Friday, March 14, 2014

custom filters score query performance issue

Environment Details
  • No of shards - 1
  • Data nodes - 34
  • Master nodes - 3
  • No of document types - 2 (type 1 - parent docs & type 2 - child docs) 
  • Total no of documents - 1.6 million 
  • Document Store size - 2GB
  • Request volume - 600000 per minute

Search Query

{
   "from":0,
   "size":5,
   "timeout":450,
   "query":{
      "filtered":{
         "query":{
            "custom_filters_score":{
               "query":{
                  "match_all":{

                  }
               },
               "filters":[],
               "score_mode":"multiply"
            }
         },
         "filter":{
            "and":{
               "filters":[
                  {
                     "bool":{}
                  },
                  {
                     "bool":{}
                  },
                  {
                     "or":{}
                  }
               ]
            }
         }
      }
   },
   "sort":[
      {
         "priority":{
            "order":"asc",
            "ignore_unmapped":true
         }
      },
      {
         "_score":{

         }
      }
   ]
}

Expected Behavior

The above mentioned query is a filtered query comprising of a custom_filters_score query and a set of eliminating filters highlighted in orange. There are 1.6 million documents out of which 1300 documents are of type 1 (parent) and the remaining are type 2 (child). The expected behavior was, eliminating filters will end up  fetching a smaller set of type 1 documents which will be passed to the custom_filters_score query, so that the scoring process will be executed only for those filtered set of documents.
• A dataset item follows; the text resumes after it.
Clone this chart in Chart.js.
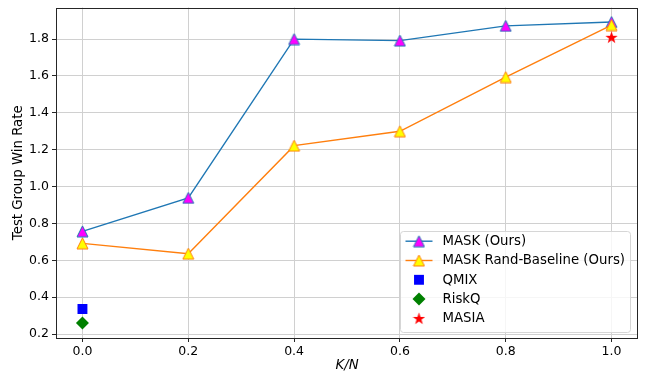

For example,  the eliminating filter has a filter on document type (value - type1) that will narrow the search to 1300 documents (all docs of type 1) and then reduce the result count further by applying other eliminating filters. Documents that passed all eliminating filters will then be fed to the custom_filters_score query and the scoring process will be limited to those filtered documents. Top 5 documents will be then returned as the end result.

Actual Behavior

For every request, 1.6 million docs is processed as the match all query under custom_filters_score was getting executed. Each of those document is evaluated against the eliminating filters (AND DocIdset comprising of two BOOL filters and one OR filter with an mvel script) to be considered for scoring process. Though the scoring process is executed only on a limited set of documents, fetching all documents for every request is a major performance bottleneck. Query response time was between ~50 to ~80ms and the 8 core cpu was on its max capacity (800%) all the time. Refer to the "Lucene Internals" section below that explains this behavior.

Query Optimization

For the scenario discussed here, it was sufficient to process parent documents and so the match all query was replaced with a _type term query ({"query":{"term":{"_type":"type1"}}). Post the change the query under custom_filters_score fetches only type 1 docs (1300 only instead of 1.6 million) and evaluates it against the eliminating filters. This has a significant impact on the response time and the CPU utilization. Query response time is between ~2ms to ~24ms and the 8 core cpu utilization is less than 400%.

Lucene Internals

On parsing the filtered query, FilteredQueryParser.java parse method determines the strategy to be used for processing as CustomRandomAccessFilterStrategy with a threshold value of -1. Refer to the  code snippet from CustomRandomAccessFilterStrategy.java:

            if (threshold == -1) {
                // default  value, don't iterate on only apply filter after query if its not a "fast" docIdSet
                if (!DocIdSets.isFastIterator(docIdSet)) {
                    return FilteredQuery.QUERY_FIRST_FILTER_STRATEGY.filteredScorer(context, scoreDocsInOrder, topScorer, weight, docIdSet);
                }
            }

The eliminating filter (query section highlighted in orange) results in AndDocIdSet. As AndDocIdSet is not a fast iterator (instance of FixedBitSet is a fast iterator), Lucene uses the QUERY_FIRST_FILTER_STRATEGY to process the request. Refer to the comments from FilteredQuery.java about use of QUERY_FIRST_FILTER_STRATEGY:

   * <p>
   * Use this strategy if the filter computation is more expensive than document
   * scoring or if the filter has a linear running time to compute the next
   * matching doc like exact geo distances.
   * </p>

The above mentioned lucene code path, resulted in the execution of the query first (query under custom_filters_score) followed by filtering. Documents returned by the query is then evaluated with the AndDocIdSet. Only those documents that evaluated to true in the AndDocIdSet (if (filterbits.get(scorerDoc))) will be considered for scoring process and the remaining will be skipped.